According to a recent study, a public option health insurance plan like the one that Smith supports would put between 25 and 49 Minnesota rural hospitals at risk of closing. The study by Navigant Consulting found that “offering a government insurance program reimbursing at Medicare rates as a public option on the health insurance exchanges created by the Affordable Care Act could place as many as 55% of rural hospitals, or 1,037 hospitals across 46 states, at high risk of closure. The rural hospitals at high risk represent more than 63,000 staffed beds and 420,000 employees (over 46 states).”
According to data.HRSA.gov, as of October 2019, Minnesota had: 78 Critical Access Hospitals, 99 Rural Health Clinics, 13 Federally Qualified Health Center and 25 short term hospitals all located outside of Urbanized Areas. At worst, one vote from Tina Smith solidifying Medicare public option health care may be responsible for closing almost 25% of rural hospitals in Minnesota.
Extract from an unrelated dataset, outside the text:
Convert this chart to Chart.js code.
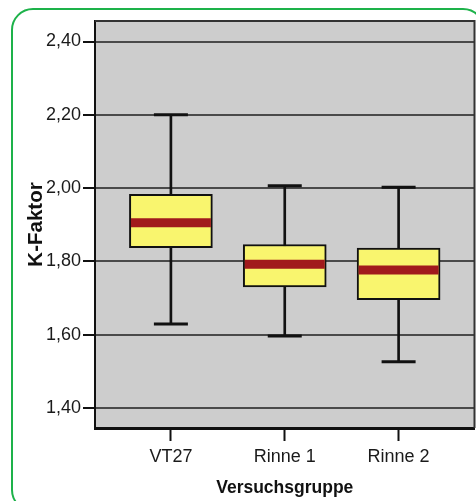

Joanna Rodriguez, Press Secretary of the National Republican Senatorial Committee, said that “If Tina Smith’s pubic option were enacted it would put as many as 49 rural hospitals across Minnesota at risk of closure.” Rodriguez continued to claim that Tina Smith was duplicitous with her intentions, because if she “was serious about improving rural health care she would stop placating to the far-left voices of her party whose actions will lead to a drastic reduction in health care options for rural Minnesotans.”
U.S. Senate Candidate Jason Lewis has continued to push for better and more affordable healthcare. At a roundtable in Luverne last month, Lewis laid out his plan to improve rural healthcare — and unlike the public option Senator Smith supports, Lewis’ plan doesn’t risk the closure of up to 49 rural Minnesota hospitals.
Lewis’ plan can be broken down into four key categories for policy improvements: Agriculture, Jobs and the Economy, Infrastructure, and Health.
Jason Lewis also wants to expand on his bipartisan bill to establish an advisory committee on opioids to address the harmful effects of the opioid epidemic, one that has rocked our state. He also aims to see what actions employers can take to help affected employees all while making certain important pain-relieving drugs are still accessible for those who really need them.